#### [Stored rows]
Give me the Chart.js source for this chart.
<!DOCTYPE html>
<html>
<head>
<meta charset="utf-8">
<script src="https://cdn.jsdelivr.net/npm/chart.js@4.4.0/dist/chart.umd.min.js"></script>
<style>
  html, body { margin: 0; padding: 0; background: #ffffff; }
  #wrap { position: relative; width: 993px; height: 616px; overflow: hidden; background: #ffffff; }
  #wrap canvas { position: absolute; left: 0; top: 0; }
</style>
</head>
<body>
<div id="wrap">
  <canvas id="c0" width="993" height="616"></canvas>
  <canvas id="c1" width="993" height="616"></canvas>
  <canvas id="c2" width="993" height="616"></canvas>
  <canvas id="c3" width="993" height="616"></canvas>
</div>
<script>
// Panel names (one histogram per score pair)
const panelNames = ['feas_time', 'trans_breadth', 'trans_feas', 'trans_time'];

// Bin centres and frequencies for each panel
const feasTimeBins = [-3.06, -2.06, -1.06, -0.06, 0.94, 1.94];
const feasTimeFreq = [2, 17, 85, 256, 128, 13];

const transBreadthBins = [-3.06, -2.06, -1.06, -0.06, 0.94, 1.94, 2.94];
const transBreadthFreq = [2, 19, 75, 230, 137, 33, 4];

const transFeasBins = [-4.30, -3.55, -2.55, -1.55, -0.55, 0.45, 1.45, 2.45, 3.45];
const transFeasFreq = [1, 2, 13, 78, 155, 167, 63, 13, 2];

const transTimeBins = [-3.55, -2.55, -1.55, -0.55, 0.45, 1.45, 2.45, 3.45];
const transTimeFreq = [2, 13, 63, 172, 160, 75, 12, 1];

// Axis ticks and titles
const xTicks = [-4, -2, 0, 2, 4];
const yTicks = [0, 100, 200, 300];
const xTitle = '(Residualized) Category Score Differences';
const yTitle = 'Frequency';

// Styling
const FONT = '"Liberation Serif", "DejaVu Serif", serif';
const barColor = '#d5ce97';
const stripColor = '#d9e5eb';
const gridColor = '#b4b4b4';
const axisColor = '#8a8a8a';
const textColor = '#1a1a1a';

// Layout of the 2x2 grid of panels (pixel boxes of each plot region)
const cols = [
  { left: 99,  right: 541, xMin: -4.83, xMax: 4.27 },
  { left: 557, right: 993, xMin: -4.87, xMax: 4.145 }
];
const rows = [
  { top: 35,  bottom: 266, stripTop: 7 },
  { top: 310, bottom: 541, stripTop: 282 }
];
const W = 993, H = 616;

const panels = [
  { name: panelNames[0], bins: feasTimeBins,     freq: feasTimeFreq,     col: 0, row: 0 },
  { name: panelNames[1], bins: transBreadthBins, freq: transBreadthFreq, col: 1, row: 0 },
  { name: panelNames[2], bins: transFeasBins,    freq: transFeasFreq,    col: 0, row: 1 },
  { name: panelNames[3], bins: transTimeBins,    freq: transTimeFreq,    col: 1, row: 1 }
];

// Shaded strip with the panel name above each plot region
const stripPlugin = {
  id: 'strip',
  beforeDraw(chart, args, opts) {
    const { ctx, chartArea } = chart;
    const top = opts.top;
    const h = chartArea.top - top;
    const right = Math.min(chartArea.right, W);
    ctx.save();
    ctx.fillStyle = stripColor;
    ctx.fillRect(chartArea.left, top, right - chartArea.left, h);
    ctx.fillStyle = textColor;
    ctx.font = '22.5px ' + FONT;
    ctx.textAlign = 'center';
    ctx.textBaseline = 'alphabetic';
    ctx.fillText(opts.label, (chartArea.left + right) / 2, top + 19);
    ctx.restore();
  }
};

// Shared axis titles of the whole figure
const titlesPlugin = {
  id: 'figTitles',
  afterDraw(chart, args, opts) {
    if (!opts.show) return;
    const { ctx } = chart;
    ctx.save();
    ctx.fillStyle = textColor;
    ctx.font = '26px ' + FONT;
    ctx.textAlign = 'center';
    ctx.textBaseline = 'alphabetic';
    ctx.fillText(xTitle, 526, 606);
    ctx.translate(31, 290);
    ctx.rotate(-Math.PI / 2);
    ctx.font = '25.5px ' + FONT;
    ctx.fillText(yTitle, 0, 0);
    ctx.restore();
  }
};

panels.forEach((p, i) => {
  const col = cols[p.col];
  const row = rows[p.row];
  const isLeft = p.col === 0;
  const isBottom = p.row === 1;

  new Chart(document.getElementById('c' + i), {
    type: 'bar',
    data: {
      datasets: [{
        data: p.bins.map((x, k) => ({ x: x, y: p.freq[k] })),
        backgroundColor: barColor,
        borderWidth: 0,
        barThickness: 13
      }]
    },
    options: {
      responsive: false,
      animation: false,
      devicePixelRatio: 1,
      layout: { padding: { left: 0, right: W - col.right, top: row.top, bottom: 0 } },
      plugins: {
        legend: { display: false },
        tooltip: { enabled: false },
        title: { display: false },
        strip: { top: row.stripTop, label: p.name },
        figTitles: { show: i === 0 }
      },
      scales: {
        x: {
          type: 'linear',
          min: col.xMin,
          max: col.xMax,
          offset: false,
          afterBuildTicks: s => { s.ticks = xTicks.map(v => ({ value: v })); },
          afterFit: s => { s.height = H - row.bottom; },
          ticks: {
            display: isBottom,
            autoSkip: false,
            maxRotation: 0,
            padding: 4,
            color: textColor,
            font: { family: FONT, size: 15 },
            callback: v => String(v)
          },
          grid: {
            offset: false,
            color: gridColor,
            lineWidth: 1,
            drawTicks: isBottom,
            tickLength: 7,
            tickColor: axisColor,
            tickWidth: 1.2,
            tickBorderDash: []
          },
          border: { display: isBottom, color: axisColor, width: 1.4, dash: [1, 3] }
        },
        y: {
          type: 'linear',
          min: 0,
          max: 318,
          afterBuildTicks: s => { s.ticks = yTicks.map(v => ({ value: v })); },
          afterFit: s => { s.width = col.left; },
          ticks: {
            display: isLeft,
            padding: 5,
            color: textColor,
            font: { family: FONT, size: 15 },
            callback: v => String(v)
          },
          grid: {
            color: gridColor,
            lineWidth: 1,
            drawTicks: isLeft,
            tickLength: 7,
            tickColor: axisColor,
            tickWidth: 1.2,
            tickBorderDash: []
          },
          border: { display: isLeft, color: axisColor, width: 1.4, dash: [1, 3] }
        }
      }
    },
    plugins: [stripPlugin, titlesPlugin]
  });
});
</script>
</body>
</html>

==

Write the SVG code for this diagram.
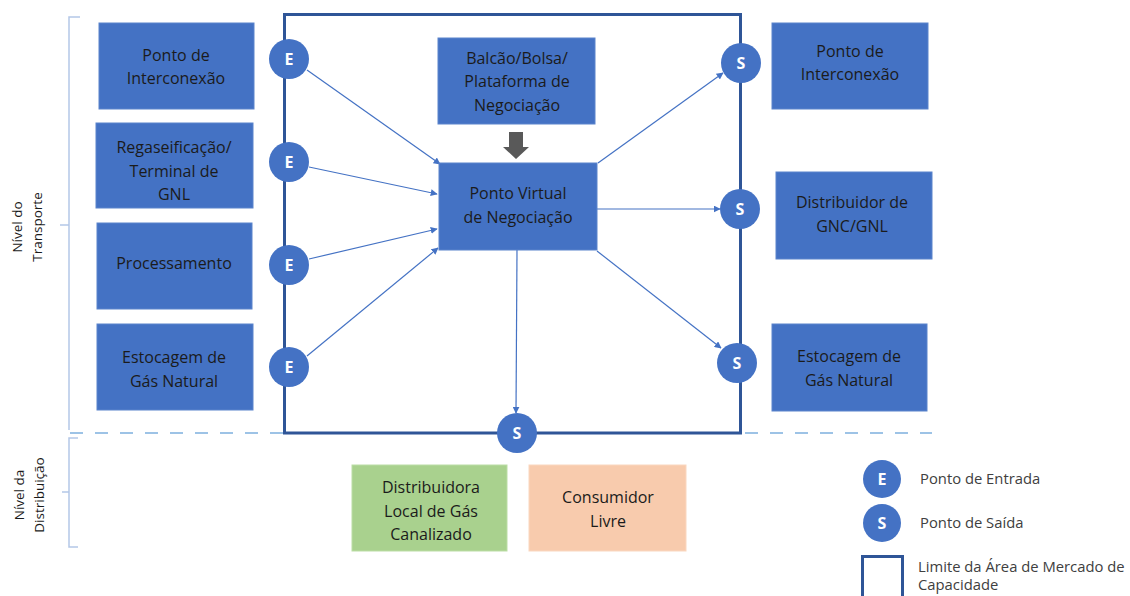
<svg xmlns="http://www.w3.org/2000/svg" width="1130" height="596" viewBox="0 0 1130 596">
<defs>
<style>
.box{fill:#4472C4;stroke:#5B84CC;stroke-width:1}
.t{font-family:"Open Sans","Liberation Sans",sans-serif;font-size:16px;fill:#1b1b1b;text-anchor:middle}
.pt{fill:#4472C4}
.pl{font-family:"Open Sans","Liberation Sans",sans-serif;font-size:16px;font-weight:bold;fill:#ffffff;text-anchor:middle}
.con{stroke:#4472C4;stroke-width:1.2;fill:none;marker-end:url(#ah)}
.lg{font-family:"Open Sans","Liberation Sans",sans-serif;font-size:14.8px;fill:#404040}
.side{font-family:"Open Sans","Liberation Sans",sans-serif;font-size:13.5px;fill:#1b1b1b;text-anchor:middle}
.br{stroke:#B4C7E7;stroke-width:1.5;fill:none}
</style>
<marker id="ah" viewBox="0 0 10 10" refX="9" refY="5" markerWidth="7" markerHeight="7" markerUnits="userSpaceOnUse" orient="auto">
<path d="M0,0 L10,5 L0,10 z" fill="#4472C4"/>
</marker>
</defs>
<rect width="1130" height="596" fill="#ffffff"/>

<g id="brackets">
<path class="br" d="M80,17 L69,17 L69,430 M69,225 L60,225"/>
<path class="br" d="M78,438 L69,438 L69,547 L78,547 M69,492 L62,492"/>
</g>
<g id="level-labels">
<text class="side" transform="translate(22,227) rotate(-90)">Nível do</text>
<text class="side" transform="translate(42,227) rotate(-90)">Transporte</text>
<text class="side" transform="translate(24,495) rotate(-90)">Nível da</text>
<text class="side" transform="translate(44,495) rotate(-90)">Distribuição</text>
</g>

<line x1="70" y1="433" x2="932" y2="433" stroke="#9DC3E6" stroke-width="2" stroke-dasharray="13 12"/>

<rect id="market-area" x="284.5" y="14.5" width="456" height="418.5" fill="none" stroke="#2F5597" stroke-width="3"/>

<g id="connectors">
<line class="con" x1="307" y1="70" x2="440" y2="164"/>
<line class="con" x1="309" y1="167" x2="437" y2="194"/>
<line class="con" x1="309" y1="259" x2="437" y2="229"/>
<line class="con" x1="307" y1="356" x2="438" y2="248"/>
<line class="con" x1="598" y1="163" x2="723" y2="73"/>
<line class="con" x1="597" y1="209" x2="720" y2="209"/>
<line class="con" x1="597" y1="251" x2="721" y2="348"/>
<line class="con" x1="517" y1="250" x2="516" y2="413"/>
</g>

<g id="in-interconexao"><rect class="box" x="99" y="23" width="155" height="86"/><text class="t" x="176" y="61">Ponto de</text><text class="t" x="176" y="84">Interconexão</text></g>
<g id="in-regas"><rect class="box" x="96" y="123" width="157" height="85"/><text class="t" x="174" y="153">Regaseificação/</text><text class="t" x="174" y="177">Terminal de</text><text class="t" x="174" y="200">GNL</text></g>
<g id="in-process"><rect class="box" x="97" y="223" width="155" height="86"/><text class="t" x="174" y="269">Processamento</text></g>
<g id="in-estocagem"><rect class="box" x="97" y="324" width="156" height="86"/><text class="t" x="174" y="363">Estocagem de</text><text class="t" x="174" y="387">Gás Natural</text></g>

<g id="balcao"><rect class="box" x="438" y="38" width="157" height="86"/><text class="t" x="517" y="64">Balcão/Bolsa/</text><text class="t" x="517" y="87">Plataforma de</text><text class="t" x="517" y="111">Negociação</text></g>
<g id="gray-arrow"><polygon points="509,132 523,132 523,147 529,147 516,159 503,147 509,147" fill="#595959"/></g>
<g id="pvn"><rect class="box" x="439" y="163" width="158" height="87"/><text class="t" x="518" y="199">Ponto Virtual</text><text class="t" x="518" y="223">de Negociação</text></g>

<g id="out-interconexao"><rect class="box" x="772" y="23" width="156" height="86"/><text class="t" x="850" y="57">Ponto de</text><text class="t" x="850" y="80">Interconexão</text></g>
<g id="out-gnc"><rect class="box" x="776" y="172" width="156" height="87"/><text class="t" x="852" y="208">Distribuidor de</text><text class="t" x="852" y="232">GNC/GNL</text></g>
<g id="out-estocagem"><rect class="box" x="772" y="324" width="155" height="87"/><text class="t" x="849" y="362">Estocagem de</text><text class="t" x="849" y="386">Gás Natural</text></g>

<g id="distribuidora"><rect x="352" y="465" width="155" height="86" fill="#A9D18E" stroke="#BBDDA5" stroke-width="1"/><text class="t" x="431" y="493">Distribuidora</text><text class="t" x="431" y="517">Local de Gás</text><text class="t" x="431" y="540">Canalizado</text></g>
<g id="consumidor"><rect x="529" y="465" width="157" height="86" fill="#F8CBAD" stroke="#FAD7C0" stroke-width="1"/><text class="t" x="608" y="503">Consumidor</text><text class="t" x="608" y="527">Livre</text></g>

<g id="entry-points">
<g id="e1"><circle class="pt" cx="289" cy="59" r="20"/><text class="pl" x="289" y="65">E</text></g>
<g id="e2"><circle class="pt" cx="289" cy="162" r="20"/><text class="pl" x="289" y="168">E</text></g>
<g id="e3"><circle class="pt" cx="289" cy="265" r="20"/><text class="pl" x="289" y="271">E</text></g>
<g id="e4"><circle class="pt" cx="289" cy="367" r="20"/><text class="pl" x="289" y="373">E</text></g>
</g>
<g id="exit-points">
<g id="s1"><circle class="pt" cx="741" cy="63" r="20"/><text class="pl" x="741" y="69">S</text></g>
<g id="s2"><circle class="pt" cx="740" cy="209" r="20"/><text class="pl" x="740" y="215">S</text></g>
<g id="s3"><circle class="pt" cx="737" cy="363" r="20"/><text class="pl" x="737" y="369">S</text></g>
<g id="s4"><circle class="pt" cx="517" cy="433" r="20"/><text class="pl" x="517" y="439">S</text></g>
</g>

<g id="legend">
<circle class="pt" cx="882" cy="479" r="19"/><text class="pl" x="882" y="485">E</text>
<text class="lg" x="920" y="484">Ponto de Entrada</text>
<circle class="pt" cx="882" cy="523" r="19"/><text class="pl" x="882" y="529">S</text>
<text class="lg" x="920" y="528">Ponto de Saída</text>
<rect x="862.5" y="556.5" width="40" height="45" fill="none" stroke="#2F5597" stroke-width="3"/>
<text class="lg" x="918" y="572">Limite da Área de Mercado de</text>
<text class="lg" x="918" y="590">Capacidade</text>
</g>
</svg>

...

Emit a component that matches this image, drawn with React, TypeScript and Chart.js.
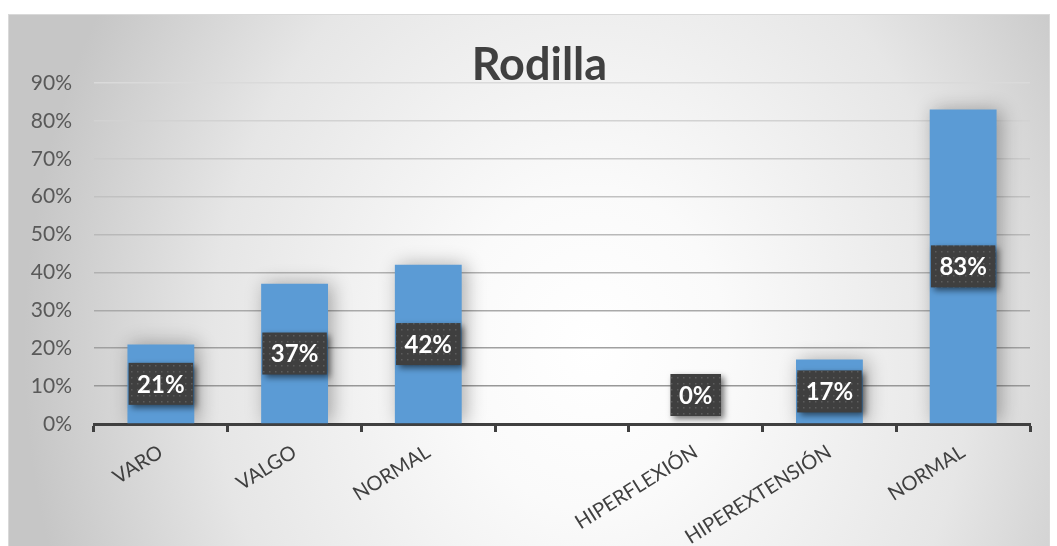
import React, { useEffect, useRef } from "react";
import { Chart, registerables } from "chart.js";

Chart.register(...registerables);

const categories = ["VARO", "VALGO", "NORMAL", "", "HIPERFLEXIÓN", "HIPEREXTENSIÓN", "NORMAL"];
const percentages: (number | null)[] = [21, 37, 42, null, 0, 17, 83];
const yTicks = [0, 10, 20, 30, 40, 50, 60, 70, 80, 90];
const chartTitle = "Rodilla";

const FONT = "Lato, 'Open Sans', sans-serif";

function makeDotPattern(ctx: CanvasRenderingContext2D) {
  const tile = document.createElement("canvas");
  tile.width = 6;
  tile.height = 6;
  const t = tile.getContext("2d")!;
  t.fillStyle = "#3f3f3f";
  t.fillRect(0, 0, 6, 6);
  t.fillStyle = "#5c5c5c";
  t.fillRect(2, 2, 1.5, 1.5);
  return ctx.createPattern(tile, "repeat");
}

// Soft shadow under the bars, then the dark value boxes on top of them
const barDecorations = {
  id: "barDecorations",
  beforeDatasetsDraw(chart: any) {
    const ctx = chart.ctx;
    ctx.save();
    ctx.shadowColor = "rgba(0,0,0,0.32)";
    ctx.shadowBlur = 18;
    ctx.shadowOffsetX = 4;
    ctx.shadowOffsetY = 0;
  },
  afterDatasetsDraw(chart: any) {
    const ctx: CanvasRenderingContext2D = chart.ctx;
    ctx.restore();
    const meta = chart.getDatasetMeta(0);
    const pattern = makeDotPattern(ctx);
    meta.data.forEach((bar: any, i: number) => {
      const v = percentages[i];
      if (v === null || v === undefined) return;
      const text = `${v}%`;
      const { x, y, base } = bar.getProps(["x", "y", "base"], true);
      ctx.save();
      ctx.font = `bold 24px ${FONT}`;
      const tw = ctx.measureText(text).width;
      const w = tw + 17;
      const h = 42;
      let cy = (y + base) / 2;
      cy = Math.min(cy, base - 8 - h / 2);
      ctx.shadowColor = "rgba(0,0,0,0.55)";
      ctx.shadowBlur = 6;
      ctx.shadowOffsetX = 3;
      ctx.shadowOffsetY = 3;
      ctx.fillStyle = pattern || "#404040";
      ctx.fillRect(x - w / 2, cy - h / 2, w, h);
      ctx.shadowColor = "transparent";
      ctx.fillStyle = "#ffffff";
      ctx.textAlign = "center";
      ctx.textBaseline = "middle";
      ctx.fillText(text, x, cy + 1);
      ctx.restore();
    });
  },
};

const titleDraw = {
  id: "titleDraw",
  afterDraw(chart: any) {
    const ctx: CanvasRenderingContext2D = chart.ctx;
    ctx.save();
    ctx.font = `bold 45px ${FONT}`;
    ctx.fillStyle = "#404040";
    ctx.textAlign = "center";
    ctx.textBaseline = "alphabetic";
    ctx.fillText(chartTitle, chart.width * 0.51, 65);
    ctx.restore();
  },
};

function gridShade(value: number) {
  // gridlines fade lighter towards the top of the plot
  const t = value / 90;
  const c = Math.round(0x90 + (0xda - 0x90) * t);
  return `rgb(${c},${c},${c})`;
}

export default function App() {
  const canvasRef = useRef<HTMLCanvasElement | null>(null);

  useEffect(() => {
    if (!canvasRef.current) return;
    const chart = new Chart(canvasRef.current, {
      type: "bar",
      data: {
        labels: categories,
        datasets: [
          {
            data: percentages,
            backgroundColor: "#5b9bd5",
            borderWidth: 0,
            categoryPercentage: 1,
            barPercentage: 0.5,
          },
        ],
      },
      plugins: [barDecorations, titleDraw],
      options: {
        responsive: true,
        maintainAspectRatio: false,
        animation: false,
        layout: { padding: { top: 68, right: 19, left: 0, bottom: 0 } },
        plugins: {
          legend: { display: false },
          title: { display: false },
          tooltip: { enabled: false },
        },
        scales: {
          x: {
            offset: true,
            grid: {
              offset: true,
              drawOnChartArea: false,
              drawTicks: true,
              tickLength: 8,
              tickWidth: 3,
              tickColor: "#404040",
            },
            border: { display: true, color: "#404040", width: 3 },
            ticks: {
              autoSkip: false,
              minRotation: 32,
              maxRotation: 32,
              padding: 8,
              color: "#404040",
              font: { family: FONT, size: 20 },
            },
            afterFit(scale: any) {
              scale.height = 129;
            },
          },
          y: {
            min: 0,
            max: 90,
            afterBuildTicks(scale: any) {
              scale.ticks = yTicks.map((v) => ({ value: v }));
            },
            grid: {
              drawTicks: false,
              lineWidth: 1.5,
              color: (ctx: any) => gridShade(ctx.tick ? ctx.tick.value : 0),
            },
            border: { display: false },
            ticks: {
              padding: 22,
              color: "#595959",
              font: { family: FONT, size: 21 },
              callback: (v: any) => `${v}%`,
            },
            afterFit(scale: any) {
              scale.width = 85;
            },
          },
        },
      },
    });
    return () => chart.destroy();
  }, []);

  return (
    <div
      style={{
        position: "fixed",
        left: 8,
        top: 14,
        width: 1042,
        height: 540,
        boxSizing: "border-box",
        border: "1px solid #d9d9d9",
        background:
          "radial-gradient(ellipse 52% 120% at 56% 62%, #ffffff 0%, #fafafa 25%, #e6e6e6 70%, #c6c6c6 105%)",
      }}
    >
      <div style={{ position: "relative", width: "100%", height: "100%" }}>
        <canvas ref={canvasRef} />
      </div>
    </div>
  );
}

#### [Exercise requirements]
Copy the records above exactly, beginning at the line that contains "Give me the Chart.js source for this chart." and stopping after the line that contains "const transBreadthFreq = [2, 19, 75, 230, 137, 33, 4];".

#### [Exercise result]
Give me the Chart.js source for this chart.
<!DOCTYPE html>
<html>
<head>
<meta charset="utf-8">
<script src="https://cdn.jsdelivr.net/npm/chart.js@4.4.0/dist/chart.umd.min.js"></script>
<style>
  html, body { margin: 0; padding: 0; background: #ffffff; }
  #wrap { position: relative; width: 993px; height: 616px; overflow: hidden; background: #ffffff; }
  #wrap canvas { position: absolute; left: 0; top: 0; }
</style>
</head>
<body>
<div id="wrap">
  <canvas id="c0" width="993" height="616"></canvas>
  <canvas id="c1" width="993" height="616"></canvas>
  <canvas id="c2" width="993" height="616"></canvas>
  <canvas id="c3" width="993" height="616"></canvas>
</div>
<script>
// Panel names (one histogram per score pair)
const panelNames = ['feas_time', 'trans_breadth', 'trans_feas', 'trans_time'];

// Bin centres and frequencies for each panel
const feasTimeBins = [-3.06, -2.06, -1.06, -0.06, 0.94, 1.94];
const feasTimeFreq = [2, 17, 85, 256, 128, 13];

const transBreadthBins = [-3.06, -2.06, -1.06, -0.06, 0.94, 1.94, 2.94];
const transBreadthFreq = [2, 19, 75, 230, 137, 33, 4];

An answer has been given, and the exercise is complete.